Wells Fargo & Co. (WFC:US) can be sued in a federal lawsuit in New York over mortgage foreclosure practices without violating the terms of a settlement reached with the bank in another case, the Justice Department said.
The department, in a filing yesterday in federal court in Washington, said the bank’s allegation that the U.S. breached the terms of the $5 billion deal by suing in federal court in New York for hundreds of millions of dollars based on conduct that Wells Fargo is no longer liable for is “flatly inconsistent” with the terms of the settlement.
The New York case is premised on Wells Fargo, the biggest U.S. home lender, knowing that the origination of loans insured by the Federal Housing Administration didn’t meet agency requirements, resulting in “substantial losses” to the FHA insurance fund, according to the filing.
The settlement “only bars the government from asserting a very specific type of claim, i.e., where its ’sole basis’ is Wells Fargo’s submission of a false annual certification in connection with maintaining its status as an FHA-approved Direct Endorsement Lender,” John Warshawsky, a Justice Department lawyer, said in the filing.
$25 Billion Deal
The department’s filing was submitted to U.S. District Judge Rosemary Collyer, who on April 4 approved a $25 billion agreement with five banks to settle U.S. and state probes into abusive foreclosure practices. On Oct. 9, the U.S. sued Wells Fargo in New York, claiming the bank made reckless mortgage loans that caused losses for a federal insurance program when they defaulted.

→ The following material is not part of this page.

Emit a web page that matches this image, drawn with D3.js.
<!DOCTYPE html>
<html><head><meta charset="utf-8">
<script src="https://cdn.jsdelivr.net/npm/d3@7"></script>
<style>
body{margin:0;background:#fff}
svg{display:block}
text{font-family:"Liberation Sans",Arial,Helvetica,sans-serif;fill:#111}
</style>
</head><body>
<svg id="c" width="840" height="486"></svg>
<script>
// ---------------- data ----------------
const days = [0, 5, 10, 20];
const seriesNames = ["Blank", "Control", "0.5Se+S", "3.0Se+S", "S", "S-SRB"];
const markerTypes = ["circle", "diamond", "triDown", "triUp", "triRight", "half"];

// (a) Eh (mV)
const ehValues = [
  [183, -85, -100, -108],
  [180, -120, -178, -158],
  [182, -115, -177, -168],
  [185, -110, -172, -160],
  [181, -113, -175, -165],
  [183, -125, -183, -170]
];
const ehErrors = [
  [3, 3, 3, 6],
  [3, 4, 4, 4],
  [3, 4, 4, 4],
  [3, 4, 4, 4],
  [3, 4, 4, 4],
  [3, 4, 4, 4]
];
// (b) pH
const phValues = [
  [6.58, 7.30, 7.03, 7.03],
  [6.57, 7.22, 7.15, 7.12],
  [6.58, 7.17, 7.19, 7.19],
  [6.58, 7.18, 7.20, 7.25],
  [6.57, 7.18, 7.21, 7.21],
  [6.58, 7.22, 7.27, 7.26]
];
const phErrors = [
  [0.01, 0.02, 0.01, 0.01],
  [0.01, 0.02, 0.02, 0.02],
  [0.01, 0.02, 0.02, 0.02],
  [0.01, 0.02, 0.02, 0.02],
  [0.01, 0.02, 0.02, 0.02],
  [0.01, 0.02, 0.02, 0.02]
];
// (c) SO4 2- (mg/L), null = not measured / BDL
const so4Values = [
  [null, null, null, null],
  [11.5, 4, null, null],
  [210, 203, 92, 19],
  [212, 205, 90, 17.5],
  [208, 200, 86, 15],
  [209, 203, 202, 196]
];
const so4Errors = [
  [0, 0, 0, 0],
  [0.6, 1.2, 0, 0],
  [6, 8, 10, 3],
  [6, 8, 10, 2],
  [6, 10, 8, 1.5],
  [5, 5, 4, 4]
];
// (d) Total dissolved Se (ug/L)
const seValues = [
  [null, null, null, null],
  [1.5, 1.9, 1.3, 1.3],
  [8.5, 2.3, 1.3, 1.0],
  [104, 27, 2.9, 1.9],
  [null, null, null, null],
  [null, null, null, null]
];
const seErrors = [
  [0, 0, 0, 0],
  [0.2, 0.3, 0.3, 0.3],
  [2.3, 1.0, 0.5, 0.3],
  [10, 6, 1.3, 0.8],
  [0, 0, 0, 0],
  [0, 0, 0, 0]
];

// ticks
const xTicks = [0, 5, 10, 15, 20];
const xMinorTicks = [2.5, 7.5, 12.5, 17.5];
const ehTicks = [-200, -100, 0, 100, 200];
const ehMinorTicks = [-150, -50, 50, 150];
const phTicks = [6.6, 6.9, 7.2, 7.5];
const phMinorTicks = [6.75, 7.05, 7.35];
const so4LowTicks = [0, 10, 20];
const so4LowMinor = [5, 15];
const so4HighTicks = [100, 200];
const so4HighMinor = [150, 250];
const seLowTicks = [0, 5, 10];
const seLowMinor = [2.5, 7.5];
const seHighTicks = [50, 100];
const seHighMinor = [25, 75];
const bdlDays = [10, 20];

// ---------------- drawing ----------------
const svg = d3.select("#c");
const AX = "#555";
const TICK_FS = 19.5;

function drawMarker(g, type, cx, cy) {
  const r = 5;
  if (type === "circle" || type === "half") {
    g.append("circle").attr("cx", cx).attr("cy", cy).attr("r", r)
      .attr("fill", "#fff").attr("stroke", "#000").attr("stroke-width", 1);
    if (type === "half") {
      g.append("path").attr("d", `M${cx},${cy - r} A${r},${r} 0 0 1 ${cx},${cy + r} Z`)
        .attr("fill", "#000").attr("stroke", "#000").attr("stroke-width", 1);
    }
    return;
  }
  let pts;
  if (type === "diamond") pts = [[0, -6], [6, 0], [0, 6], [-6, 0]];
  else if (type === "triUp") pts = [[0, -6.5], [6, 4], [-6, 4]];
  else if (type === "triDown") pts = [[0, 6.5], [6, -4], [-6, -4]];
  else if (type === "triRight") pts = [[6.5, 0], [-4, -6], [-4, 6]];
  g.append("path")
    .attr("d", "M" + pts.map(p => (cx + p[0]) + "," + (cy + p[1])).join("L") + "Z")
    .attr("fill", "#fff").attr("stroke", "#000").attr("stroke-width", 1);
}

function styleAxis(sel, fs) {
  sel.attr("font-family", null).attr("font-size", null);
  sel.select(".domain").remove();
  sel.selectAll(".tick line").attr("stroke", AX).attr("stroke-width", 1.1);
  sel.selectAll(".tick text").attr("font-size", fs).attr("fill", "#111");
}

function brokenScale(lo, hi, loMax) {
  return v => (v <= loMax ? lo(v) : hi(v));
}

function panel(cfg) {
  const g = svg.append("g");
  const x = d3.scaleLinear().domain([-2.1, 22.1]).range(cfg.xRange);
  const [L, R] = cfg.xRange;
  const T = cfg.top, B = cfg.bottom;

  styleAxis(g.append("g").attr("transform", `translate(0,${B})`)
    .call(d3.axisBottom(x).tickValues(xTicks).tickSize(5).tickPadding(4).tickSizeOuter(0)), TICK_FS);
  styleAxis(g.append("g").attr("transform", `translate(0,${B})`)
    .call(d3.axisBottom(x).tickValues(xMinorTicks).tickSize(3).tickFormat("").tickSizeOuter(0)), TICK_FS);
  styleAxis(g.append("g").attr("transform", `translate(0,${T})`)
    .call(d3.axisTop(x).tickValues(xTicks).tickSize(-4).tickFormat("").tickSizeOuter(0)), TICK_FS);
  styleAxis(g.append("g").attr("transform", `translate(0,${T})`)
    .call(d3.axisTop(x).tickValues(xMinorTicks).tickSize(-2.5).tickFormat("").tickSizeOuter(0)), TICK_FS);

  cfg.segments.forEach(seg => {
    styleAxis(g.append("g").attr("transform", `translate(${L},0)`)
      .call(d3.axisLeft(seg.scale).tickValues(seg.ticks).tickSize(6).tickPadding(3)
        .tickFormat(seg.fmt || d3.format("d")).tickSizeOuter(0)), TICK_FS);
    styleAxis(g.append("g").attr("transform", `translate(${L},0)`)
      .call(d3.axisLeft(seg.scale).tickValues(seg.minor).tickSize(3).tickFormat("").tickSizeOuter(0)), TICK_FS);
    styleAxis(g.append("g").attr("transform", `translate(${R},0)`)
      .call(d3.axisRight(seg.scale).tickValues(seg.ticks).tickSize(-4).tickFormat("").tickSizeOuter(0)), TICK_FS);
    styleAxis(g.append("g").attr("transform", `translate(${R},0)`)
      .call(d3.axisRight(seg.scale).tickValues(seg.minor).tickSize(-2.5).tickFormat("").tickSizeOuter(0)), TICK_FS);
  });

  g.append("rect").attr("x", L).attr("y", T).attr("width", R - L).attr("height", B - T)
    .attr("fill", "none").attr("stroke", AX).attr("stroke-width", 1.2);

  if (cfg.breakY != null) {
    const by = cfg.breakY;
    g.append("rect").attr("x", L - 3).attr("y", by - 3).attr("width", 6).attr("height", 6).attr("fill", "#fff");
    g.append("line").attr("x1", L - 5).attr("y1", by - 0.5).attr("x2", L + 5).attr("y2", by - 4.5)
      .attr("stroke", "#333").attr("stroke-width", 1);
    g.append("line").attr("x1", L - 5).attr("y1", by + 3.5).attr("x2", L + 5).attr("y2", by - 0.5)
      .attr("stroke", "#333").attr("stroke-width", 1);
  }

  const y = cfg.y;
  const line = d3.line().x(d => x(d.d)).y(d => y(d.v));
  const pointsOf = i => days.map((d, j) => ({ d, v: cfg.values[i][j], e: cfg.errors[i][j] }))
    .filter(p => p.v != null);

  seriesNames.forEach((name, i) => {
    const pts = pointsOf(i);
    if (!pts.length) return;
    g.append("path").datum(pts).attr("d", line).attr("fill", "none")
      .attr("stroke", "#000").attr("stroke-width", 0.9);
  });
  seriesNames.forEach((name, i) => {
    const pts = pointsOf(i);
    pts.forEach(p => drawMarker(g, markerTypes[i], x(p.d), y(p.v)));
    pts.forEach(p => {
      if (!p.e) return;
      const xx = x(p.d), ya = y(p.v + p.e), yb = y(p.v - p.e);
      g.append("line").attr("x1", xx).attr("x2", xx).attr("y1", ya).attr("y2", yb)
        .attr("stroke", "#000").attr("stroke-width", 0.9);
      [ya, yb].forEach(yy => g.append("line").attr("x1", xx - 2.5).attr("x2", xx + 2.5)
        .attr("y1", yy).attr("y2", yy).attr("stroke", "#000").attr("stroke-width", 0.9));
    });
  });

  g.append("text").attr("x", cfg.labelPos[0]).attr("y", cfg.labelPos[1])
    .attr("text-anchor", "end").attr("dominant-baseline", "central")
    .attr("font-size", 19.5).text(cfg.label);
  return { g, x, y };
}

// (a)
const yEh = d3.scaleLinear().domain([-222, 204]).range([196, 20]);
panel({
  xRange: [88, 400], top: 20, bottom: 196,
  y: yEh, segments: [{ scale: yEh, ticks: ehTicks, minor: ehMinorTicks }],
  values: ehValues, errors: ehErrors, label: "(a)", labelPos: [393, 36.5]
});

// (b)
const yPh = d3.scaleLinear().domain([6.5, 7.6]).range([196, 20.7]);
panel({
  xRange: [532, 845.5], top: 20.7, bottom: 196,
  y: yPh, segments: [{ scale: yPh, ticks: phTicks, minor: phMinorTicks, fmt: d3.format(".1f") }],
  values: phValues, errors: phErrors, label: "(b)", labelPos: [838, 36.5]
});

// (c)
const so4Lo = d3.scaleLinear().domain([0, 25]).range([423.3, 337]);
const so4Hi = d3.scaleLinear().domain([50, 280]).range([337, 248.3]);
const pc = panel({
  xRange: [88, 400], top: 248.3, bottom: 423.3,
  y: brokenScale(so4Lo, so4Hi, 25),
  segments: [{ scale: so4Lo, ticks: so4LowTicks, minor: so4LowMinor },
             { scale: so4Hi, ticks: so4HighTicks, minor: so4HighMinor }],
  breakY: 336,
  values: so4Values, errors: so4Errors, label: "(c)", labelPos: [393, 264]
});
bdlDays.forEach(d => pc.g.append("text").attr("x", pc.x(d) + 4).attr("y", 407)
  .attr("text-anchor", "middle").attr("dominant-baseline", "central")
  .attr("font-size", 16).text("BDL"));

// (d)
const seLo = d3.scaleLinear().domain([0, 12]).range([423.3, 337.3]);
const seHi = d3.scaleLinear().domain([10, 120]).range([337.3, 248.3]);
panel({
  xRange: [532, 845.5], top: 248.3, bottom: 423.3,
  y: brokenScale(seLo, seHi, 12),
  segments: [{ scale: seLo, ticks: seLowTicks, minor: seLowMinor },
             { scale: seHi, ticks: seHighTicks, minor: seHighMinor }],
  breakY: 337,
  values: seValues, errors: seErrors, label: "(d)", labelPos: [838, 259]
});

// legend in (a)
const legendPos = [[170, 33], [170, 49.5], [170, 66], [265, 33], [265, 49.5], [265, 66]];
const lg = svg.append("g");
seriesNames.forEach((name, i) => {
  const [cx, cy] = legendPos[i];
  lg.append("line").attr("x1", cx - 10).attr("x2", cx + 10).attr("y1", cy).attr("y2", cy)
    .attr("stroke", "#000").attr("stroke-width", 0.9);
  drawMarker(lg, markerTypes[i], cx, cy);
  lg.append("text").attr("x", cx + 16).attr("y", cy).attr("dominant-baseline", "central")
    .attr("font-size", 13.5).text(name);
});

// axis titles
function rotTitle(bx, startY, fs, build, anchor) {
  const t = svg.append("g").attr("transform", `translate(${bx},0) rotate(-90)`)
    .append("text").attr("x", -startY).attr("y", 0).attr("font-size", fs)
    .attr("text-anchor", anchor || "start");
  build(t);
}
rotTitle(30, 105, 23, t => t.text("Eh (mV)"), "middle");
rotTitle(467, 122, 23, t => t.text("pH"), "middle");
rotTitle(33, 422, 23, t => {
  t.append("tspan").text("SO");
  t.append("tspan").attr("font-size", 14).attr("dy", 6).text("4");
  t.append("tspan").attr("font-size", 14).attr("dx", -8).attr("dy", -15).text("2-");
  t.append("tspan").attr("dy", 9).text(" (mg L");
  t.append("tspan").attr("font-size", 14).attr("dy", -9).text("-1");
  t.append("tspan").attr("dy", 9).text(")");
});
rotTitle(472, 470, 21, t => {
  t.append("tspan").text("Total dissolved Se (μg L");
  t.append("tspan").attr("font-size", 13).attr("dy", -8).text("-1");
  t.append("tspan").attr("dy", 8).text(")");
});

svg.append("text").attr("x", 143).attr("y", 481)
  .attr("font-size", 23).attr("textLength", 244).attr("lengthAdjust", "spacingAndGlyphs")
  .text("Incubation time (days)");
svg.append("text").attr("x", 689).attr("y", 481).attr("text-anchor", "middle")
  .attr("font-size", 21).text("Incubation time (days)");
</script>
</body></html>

On Nov. 1, Wells Fargo accused the U.S. of violating the settlement by filing the New York lawsuit.
Oscar Suris, a spokesman for San Francisco-based Wells Fargo, didn’t immediately respond to an e-mail yesterday after regular business hours seeking comment on the filing.
The Washington case is U.S. v. Bank of America (BAC:US) Corp., 12- cv-00361, U.S. District Court, District of Columbia (Washington). The New York case is U.S. v. Wells Fargo Bank N.A., 12-cv-07527, U.S. District Court, Southern District of New York (Manhattan).